## What to do
Print all of the lines exactly. Any picture among them stays out.

## Available data
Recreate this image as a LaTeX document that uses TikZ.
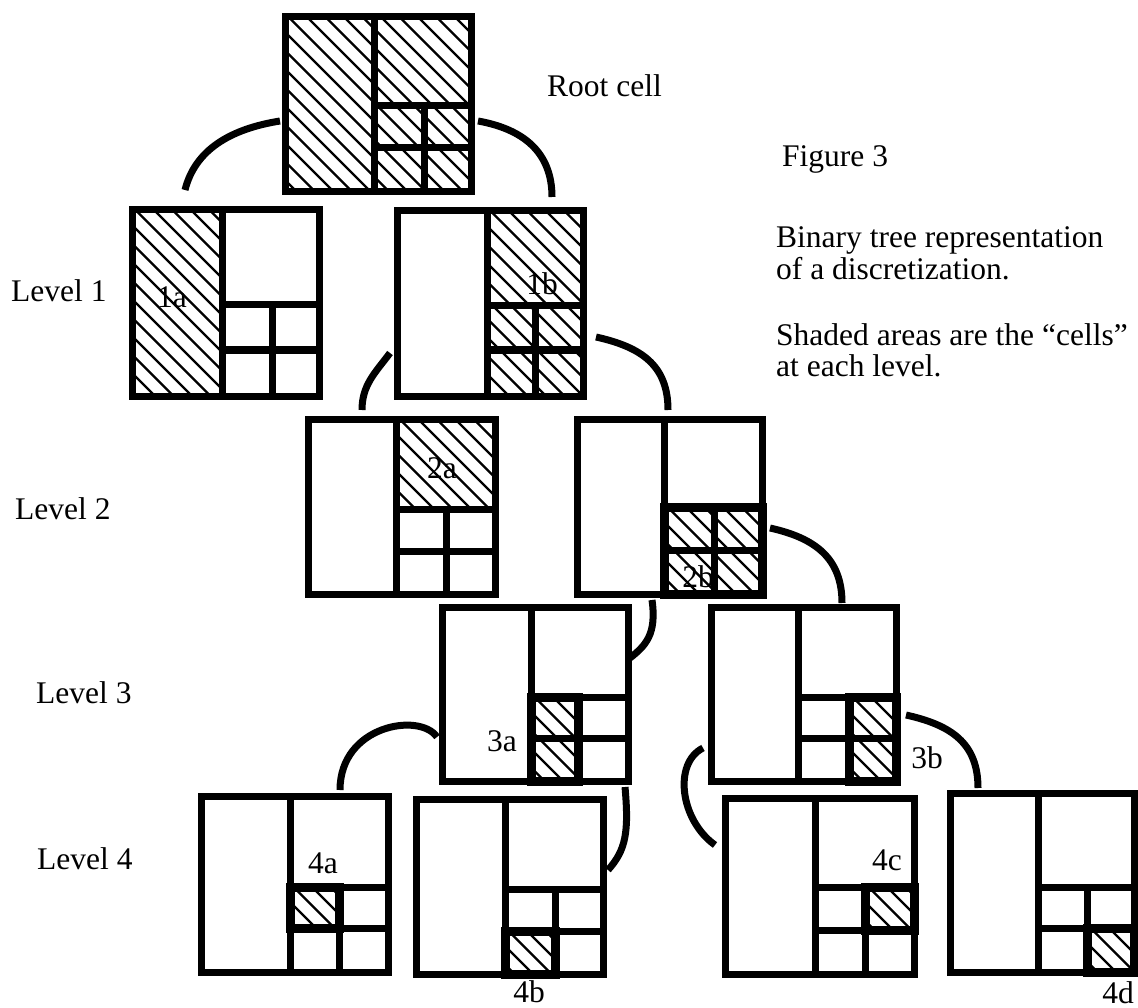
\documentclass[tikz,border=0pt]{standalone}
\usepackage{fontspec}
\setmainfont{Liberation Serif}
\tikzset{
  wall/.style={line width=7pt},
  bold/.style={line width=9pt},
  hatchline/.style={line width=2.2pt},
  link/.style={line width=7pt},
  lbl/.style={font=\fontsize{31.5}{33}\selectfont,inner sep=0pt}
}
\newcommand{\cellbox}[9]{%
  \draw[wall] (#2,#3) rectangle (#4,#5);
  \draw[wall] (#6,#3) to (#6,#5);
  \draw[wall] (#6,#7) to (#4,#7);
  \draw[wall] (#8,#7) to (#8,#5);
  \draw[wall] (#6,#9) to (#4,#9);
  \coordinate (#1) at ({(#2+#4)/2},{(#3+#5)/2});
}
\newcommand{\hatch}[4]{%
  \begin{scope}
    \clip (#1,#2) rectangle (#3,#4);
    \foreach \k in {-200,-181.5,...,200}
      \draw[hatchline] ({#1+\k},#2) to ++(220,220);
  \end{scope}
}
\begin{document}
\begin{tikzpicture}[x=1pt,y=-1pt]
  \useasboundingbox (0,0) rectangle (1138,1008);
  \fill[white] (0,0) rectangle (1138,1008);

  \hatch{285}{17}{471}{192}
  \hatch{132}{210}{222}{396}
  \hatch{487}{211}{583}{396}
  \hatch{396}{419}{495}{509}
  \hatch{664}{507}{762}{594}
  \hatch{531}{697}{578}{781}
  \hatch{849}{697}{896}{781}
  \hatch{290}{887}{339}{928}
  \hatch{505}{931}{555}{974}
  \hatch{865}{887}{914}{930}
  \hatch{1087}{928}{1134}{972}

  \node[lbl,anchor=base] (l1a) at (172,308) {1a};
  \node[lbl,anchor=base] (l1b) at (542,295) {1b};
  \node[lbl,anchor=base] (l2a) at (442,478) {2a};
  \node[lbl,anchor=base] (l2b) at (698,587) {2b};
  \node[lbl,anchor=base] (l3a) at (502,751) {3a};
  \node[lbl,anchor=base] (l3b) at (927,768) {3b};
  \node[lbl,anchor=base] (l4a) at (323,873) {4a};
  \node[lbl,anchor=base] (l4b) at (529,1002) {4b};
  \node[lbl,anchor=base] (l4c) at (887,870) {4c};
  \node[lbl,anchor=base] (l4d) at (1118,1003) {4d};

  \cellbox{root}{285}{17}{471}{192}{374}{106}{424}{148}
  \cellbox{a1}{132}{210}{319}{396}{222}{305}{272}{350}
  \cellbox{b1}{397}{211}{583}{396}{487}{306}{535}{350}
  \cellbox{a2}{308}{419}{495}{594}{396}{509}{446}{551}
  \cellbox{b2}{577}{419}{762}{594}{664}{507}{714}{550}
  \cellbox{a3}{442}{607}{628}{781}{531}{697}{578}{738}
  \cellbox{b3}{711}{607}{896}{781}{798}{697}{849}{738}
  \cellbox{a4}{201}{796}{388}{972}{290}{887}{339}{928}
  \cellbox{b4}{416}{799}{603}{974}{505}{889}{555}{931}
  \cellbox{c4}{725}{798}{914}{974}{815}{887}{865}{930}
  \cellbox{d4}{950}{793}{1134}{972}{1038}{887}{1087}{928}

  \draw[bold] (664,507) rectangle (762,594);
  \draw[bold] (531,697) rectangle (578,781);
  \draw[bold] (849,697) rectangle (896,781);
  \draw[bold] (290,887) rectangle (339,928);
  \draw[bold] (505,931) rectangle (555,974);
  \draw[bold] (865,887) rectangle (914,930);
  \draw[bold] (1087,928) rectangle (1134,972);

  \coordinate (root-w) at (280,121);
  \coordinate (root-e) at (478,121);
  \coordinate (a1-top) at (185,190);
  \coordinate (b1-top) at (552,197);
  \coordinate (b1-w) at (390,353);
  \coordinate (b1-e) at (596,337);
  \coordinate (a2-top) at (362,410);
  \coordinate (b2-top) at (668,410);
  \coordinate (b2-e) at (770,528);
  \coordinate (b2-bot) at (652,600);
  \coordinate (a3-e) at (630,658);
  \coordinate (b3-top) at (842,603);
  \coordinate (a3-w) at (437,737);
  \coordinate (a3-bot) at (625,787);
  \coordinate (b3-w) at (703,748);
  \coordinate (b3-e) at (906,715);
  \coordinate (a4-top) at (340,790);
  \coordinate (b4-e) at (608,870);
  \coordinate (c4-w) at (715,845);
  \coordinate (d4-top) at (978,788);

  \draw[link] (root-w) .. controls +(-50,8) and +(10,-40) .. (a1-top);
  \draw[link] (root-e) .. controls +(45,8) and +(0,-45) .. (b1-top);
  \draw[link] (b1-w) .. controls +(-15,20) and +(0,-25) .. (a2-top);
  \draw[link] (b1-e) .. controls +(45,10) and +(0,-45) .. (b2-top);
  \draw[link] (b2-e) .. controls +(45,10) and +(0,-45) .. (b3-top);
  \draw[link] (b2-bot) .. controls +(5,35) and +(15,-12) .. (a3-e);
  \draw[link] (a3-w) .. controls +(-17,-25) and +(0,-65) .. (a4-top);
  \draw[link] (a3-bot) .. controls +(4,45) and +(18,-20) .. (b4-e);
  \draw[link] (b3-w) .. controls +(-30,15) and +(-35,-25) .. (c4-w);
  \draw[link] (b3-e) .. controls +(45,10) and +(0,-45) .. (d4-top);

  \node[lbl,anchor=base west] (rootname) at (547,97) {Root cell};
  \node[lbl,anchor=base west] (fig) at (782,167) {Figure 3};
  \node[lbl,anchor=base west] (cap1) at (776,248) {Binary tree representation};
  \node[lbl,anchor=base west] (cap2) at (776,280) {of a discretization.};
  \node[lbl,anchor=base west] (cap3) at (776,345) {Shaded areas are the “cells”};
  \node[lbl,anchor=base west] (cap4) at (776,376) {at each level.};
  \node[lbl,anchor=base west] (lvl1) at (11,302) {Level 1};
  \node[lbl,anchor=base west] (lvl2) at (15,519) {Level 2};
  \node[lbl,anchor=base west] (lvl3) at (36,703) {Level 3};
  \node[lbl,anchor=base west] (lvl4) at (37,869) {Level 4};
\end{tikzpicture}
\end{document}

## Response to this exercise
Recreate this image as a LaTeX document that uses TikZ.
\documentclass[tikz,border=0pt]{standalone}
\usepackage{fontspec}
\setmainfont{Liberation Serif}
\tikzset{
  wall/.style={line width=7pt},
  bold/.style={line width=9pt},
  hatchline/.style={line width=2.2pt},
  link/.style={line width=7pt},
  lbl/.style={font=\fontsize{31.5}{33}\selectfont,inner sep=0pt}
}
\newcommand{\cellbox}[9]{%
  \draw[wall] (#2,#3) rectangle (#4,#5);
  \draw[wall] (#6,#3) to (#6,#5);
  \draw[wall] (#6,#7) to (#4,#7);
  \draw[wall] (#8,#7) to (#8,#5);
  \draw[wall] (#6,#9) to (#4,#9);
  \coordinate (#1) at ({(#2+#4)/2},{(#3+#5)/2});
}
\newcommand{\hatch}[4]{%
  \begin{scope}
    \clip (#1,#2) rectangle (#3,#4);
    \foreach \k in {-200,-181.5,...,200}
      \draw[hatchline] ({#1+\k},#2) to ++(220,220);
  \end{scope}
}
\begin{document}
\begin{tikzpicture}[x=1pt,y=-1pt]
  \useasboundingbox (0,0) rectangle (1138,1008);
  \fill[white] (0,0) rectangle (1138,1008);

  \hatch{285}{17}{471}{192}
  \hatch{132}{210}{222}{396}
  \hatch{487}{211}{583}{396}
  \hatch{396}{419}{495}{509}
  \hatch{664}{507}{762}{594}
  \hatch{531}{697}{578}{781}
  \hatch{849}{697}{896}{781}
  \hatch{290}{887}{339}{928}
  \hatch{505}{931}{555}{974}
  \hatch{865}{887}{914}{930}
  \hatch{1087}{928}{1134}{972}

  \node[lbl,anchor=base] (l1a) at (172,308) {1a};
  \node[lbl,anchor=base] (l1b) at (542,295) {1b};
  \node[lbl,anchor=base] (l2a) at (442,478) {2a};
  \node[lbl,anchor=base] (l2b) at (698,587) {2b};
  \node[lbl,anchor=base] (l3a) at (502,751) {3a};
  \node[lbl,anchor=base] (l3b) at (927,768) {3b};
  \node[lbl,anchor=base] (l4a) at (323,873) {4a};
  \node[lbl,anchor=base] (l4b) at (529,1002) {4b};
  \node[lbl,anchor=base] (l4c) at (887,870) {4c};
  \node[lbl,anchor=base] (l4d) at (1118,1003) {4d};

  \cellbox{root}{285}{17}{471}{192}{374}{106}{424}{148}
  \cellbox{a1}{132}{210}{319}{396}{222}{305}{272}{350}
  \cellbox{b1}{397}{211}{583}{396}{487}{306}{535}{350}
  \cellbox{a2}{308}{419}{495}{594}{396}{509}{446}{551}
  \cellbox{b2}{577}{419}{762}{594}{664}{507}{714}{550}
  \cellbox{a3}{442}{607}{628}{781}{531}{697}{578}{738}
  \cellbox{b3}{711}{607}{896}{781}{798}{697}{849}{738}
  \cellbox{a4}{201}{796}{388}{972}{290}{887}{339}{928}
  \cellbox{b4}{416}{799}{603}{974}{505}{889}{555}{931}
  \cellbox{c4}{725}{798}{914}{974}{815}{887}{865}{930}
  \cellbox{d4}{950}{793}{1134}{972}{1038}{887}{1087}{928}

  \draw[bold] (664,507) rectangle (762,594);
  \draw[bold] (531,697) rectangle (578,781);
  \draw[bold] (849,697) rectangle (896,781);
  \draw[bold] (290,887) rectangle (339,928);
  \draw[bold] (505,931) rectangle (555,974);
  \draw[bold] (865,887) rectangle (914,930);
  \draw[bold] (1087,928) rectangle (1134,972);

  \coordinate (root-w) at (280,121);
  \coordinate (root-e) at (478,121);
  \coordinate (a1-top) at (185,190);
  \coordinate (b1-top) at (552,197);
  \coordinate (b1-w) at (390,353);
  \coordinate (b1-e) at (596,337);
  \coordinate (a2-top) at (362,410);
  \coordinate (b2-top) at (668,410);
  \coordinate (b2-e) at (770,528);
  \coordinate (b2-bot) at (652,600);
  \coordinate (a3-e) at (630,658);
  \coordinate (b3-top) at (842,603);
  \coordinate (a3-w) at (437,737);
  \coordinate (a3-bot) at (625,787);
  \coordinate (b3-w) at (703,748);
  \coordinate (b3-e) at (906,715);
  \coordinate (a4-top) at (340,790);
  \coordinate (b4-e) at (608,870);
  \coordinate (c4-w) at (715,845);
  \coordinate (d4-top) at (978,788);

  \draw[link] (root-w) .. controls +(-50,8) and +(10,-40) .. (a1-top);
  \draw[link] (root-e) .. controls +(45,8) and +(0,-45) .. (b1-top);
  \draw[link] (b1-w) .. controls +(-15,20) and +(0,-25) .. (a2-top);
  \draw[link] (b1-e) .. controls +(45,10) and +(0,-45) .. (b2-top);
  \draw[link] (b2-e) .. controls +(45,10) and +(0,-45) .. (b3-top);
  \draw[link] (b2-bot) .. controls +(5,35) and +(15,-12) .. (a3-e);
  \draw[link] (a3-w) .. controls +(-17,-25) and +(0,-65) .. (a4-top);
  \draw[link] (a3-bot) .. controls +(4,45) and +(18,-20) .. (b4-e);
  \draw[link] (b3-w) .. controls +(-30,15) and +(-35,-25) .. (c4-w);
  \draw[link] (b3-e) .. controls +(45,10) and +(0,-45) .. (d4-top);

  \node[lbl,anchor=base west] (rootname) at (547,97) {Root cell};
  \node[lbl,anchor=base west] (fig) at (782,167) {Figure 3};
  \node[lbl,anchor=base west] (cap1) at (776,248) {Binary tree representation};
  \node[lbl,anchor=base west] (cap2) at (776,280) {of a discretization.};
  \node[lbl,anchor=base west] (cap3) at (776,345) {Shaded areas are the “cells”};
  \node[lbl,anchor=base west] (cap4) at (776,376) {at each level.};
  \node[lbl,anchor=base west] (lvl1) at (11,302) {Level 1};
  \node[lbl,anchor=base west] (lvl2) at (15,519) {Level 2};
  \node[lbl,anchor=base west] (lvl3) at (36,703) {Level 3};
  \node[lbl,anchor=base west] (lvl4) at (37,869) {Level 4};
\end{tikzpicture}
\end{document}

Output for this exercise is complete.